## What needs to be done
Write out word for word each line of the records, beginning at the first and stopping after the line with "plt.rcParams['font.weight'] = 'bold'". Leave the pictures out.

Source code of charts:

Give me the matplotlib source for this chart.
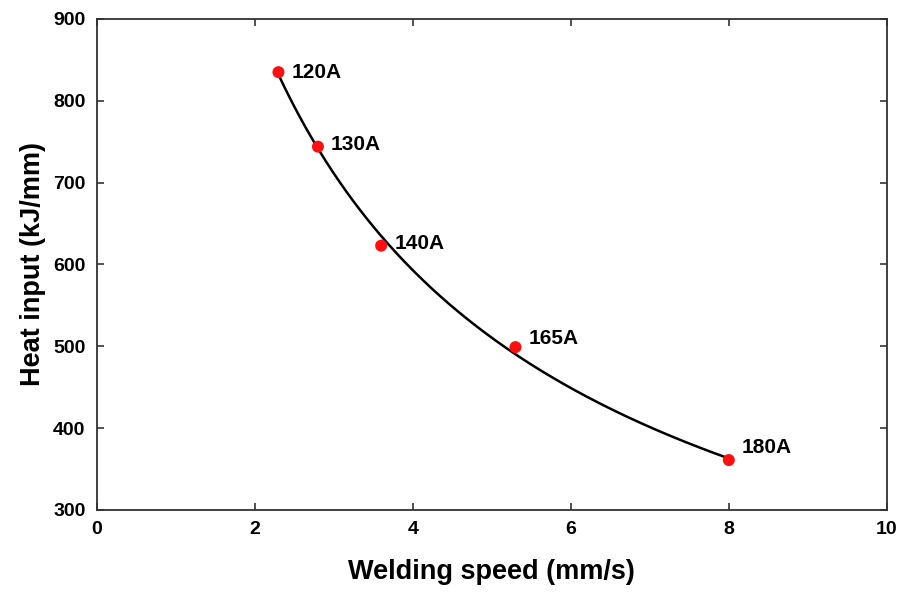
import numpy as np
import matplotlib
matplotlib.use("Agg")
import matplotlib.pyplot as plt

plt.rcParams['font.family'] = ['Liberation Sans', 'DejaVu Sans']
plt.rcParams['font.weight'] = 'bold'

# data
speed = [2.3, 2.8, 3.6, 5.3, 8.0]          # mm/s
heat = [835, 744, 623, 499, 361]           # kJ/mm
current = ['120A', '130A', '140A', '165A', '180A']
label_dy = [0, 2, 2, 9, 13]                # px shift of the labels

fig = plt.figure(figsize=(9.04, 5.93), dpi=100)
ax = fig.add_axes([0.107, 0.140, 0.874, 0.828])

# smooth curve through the points (quadratic in log-log)
coef = np.polyfit(np.log(speed), np.log(heat), 2)
xs = np.linspace(speed[0], speed[-1], 200)
ax.plot(xs, np.exp(np.polyval(coef, np.log(xs))), color='black', lw=1.8, zorder=2)
ax.scatter(speed, heat, s=75, color='#ff1010', zorder=3, edgecolors='none')

for x, y, t, dy in zip(speed, heat, current, label_dy):
    ax.annotate(t, (x, y), xytext=(13, dy), textcoords='offset pixels',
                fontsize=15, fontweight='bold', va='center', ha='left')

ax.set_xlim(0, 10)
ax.set_ylim(300, 900)
ax.set_xticks([0, 2, 4, 6, 8, 10])
ax.set_yticks([300, 400, 500, 600, 700, 800, 900])
ax.tick_params(direction='in', top=True, right=True, length=5, width=1.2,
               labelsize=14, pad=8, color='#333333')
for lab in ax.get_xticklabels() + ax.get_yticklabels():
    lab.set_fontweight('bold')
for sp in ax.spines.values():
    sp.set_linewidth(1.3)
    sp.set_color('#333333')

ax.set_xlabel('Welding speed (mm/s)', fontsize=19.5, fontweight='bold', labelpad=15)
ax.set_ylabel('Heat input (kJ/mm)', fontsize=19.5, fontweight='bold', labelpad=5)

fig.savefig('out.png', dpi=100)
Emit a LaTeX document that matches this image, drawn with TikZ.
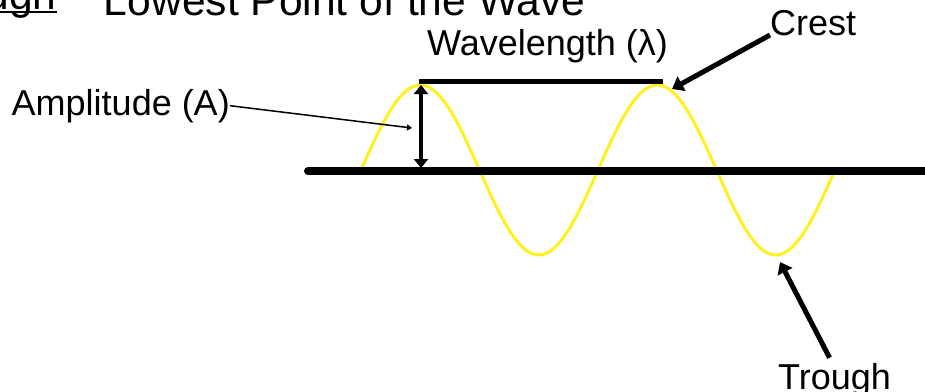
\documentclass[tikz,border=0pt]{standalone}
\usepackage{fontspec}
\setmainfont{Liberation Sans}
\usetikzlibrary{arrows.meta}
\definecolor{waveyellow}{RGB}{255,240,30}
\newcommand{\ulword}[1]{\setbox0\hbox{#1}\rlap{\rule[-3.5pt]{\wd0}{2.5pt}}\box0\relax}

\begin{document}
\begin{tikzpicture}[x=1pt,y=-1pt,
  tag/.style={font=\fontsize{36}{40}\selectfont, inner sep=0pt},
  pointer/.style={line width=5pt, -{Triangle[length=11pt,width=16pt]}},
  wave/.style={waveyellow, line width=3pt},
  ]
\useasboundingbox (0,0) rectangle (925,391);
\clip (0,0) rectangle (925,391);
% title, cut off at the top
\node[font=\fontsize{42.6}{48}\selectfont, inner sep=0pt, anchor=base west] (title) at (-77,15)
  {\raisebox{5.5pt}{\ulword{Trough} --} Lowest Point of the Wave};
% labels
\node[tag, anchor=base east] (amp) at (230,115) {Amplitude (A)};
\node[tag, anchor=base west] (wlen) at (427,55) {Wavelength (λ)};
\node[tag, anchor=base west] (crest) at (770,35) {Crest};
\node[tag, anchor=base west] (trough) at (778,389) {Trough};
% points on the wave
\coordinate (axisL) at (308,171);
\coordinate (axisR) at (935,171);
\coordinate (ampTop) at (421,85);
\coordinate (ampBot) at (421,168);
\coordinate (ampMid) at (412,128);
\coordinate (wlL) at (419,81);
\coordinate (wlR) at (663,81);
\coordinate (crestTip) at (672,89);
\coordinate (troughTip) at (780,262);
% the wave
\draw[wave] plot[domain=361:834, samples=120, smooth] (\x, {170-85*sin((\x-361)/237*360)});
\draw[line width=8pt, line cap=round] (axisL) -- (axisR);
\draw[line width=5pt] (wlL) -- (wlR);
\draw[line width=4pt, {Triangle[length=9pt,width=14pt]}-{Triangle[length=9pt,width=14pt]}] (ampTop) -- (ampBot);
% pointers
\draw[line width=1.5pt, -{Triangle[length=5pt,width=6pt]}] (amp.east) -- (ampMid);
\draw[pointer] (crest.base west) -- (crestTip);
\draw[pointer] ([xshift=-5pt,yshift=5pt]trough.north) -- (troughTip);
\end{tikzpicture}
\end{document}
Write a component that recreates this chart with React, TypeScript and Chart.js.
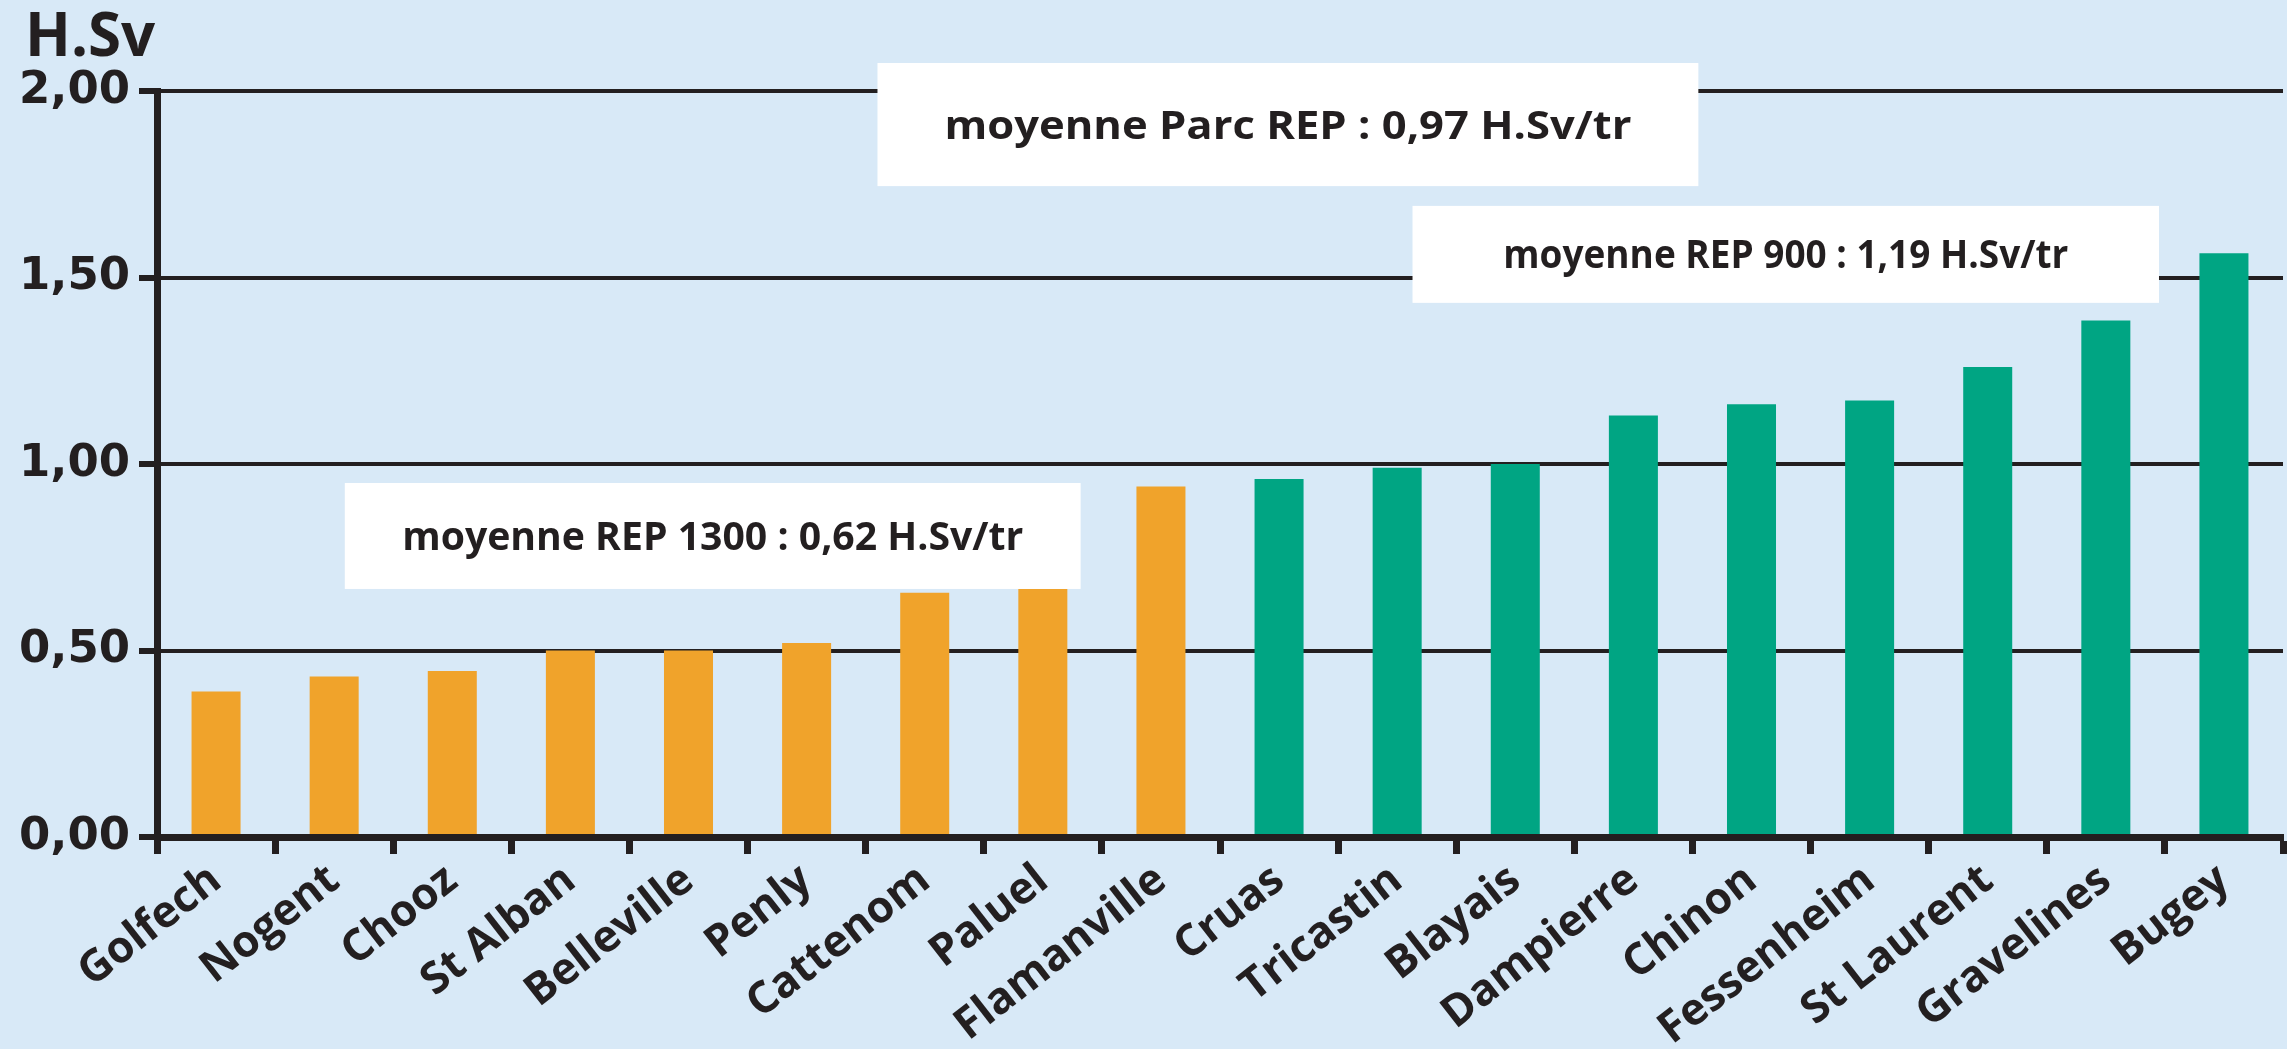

## Answer to the exercise
Give me the matplotlib source for this chart.
import numpy as np
import matplotlib
matplotlib.use("Agg")
import matplotlib.pyplot as plt

plt.rcParams['font.family'] = ['Liberation Sans', 'DejaVu Sans']
plt.rcParams['font.weight'] = 'bold'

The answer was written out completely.